In the auctions I just completed (10-team, two-QB league with a $300 budget and a 12-team league with a $200 budget) I spent up on three or four elite players and still wound up with several solid mid-tier complements, as well as the customary $1 bargains. I have proven producers, solid role players, and some worthwhile breakout candidates. As you could probably guess by the main theme of this article, I spent every dollar in my budget and my teams look like front-runners — at much as any team can look like a front-runner in July, that is.

Don’t be a fantasy hipster. It’s possible to be smart and aggressive. Spend big early and find values late. Grow a pair and go for it!


Fantasy Football Auction Draft Tips

Auctions can be overwhelming and even a tad intimidating if you don’t have a strategy going in. As we said before, you can attack an auction in a variety ways — and there is no one, correct way — just don’t plan on winging it.

2. Have a budget — and stick to It

If it’s a $200 budget, I’ll likely allocate about $170 toward RBs and WRs. Obviously, kickers and D/ST each get a dollar, which leaves, say, $15-$18 for two QBs and maybe $10 for my TEs (assuming everyone knows I love Hunter Henry and they bid me up).

3. Tier your rankings and be realistic with your targets

It’s obvious that there’s a big difference between the No. 5 TE and the No. 18 TE, but what about No. 5 and No. 8? Maybe the No. 5 guy regularly gets more targets and yards, but the No. 8 guy gets more red-zone targets. Sometimes, the difference is negligible, which is why it’s good to tier them.

As for being realistic with your targets, make sure your player pool of acceptable guys contains more than just the options.
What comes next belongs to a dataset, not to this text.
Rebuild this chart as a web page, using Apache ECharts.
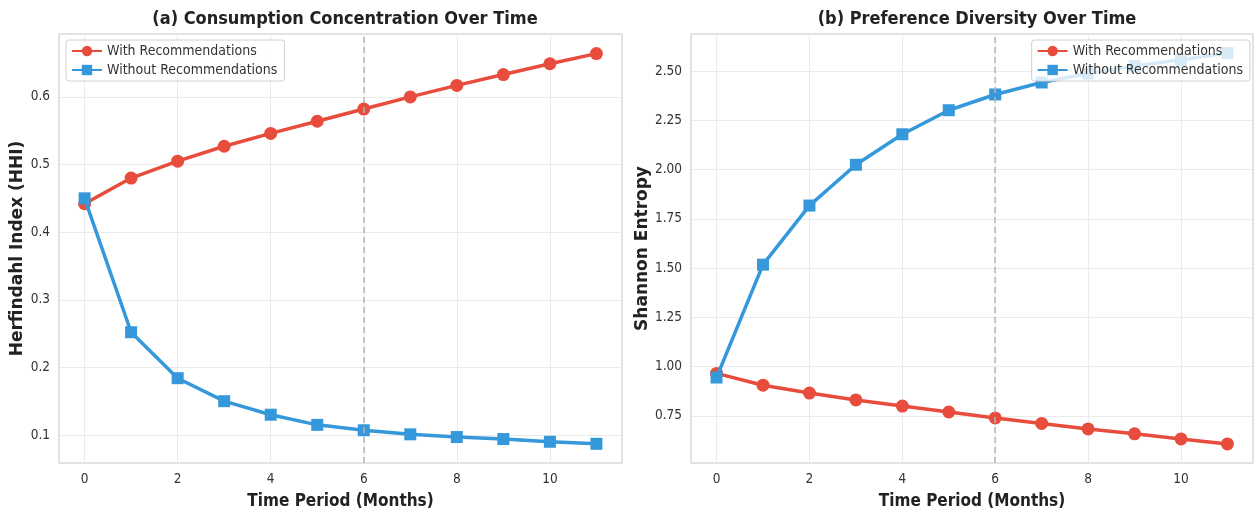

You won’t win every bidding war. If you want a stud RB, then you’ll have to “settle” at another position. Tiers can help you figure out which players can work. Even if you’re employing a “stars-and-scrubs” strategy, you should be specific with your lower-tiered bargains. Swing for the fences.

4. Sometimes, you just have to let go

You want Saquon Barkley. Who doesn’t? He’s awesome. But if you’ve only budgeted $55 for him and another owner is bidding him up to $70, there’s only so much you can do. You can pay the extra bucks and completely blow up your budget, but that might hurt you more in the long run than seeing Barkley on another roster.

Most draft apps will show you how much money you have left and what your max bid can be. However, you can’t readily find how much you have left based on your budget and what you plan to spend for each position. Keep track. You should always have your updated budget in front of you.

6. Always pay attention

Put your damn phone away unless you’re using it to help with the auction. Text your girlfriend another time. There are few things worse than your auction going off track because some idiot isn’t paying attention.

7. Watch what you eat

No, seriously — pick your pre-game meal wisely. It’s bad when your auction gets interrupted because of someone on the phone; it’s worse when someone is constantly running to the bathroom.

8. Don’t be “that guy”

Bring your prep materials, be sober, and don’t screw around too much. Have fun, but don’t have too much fun.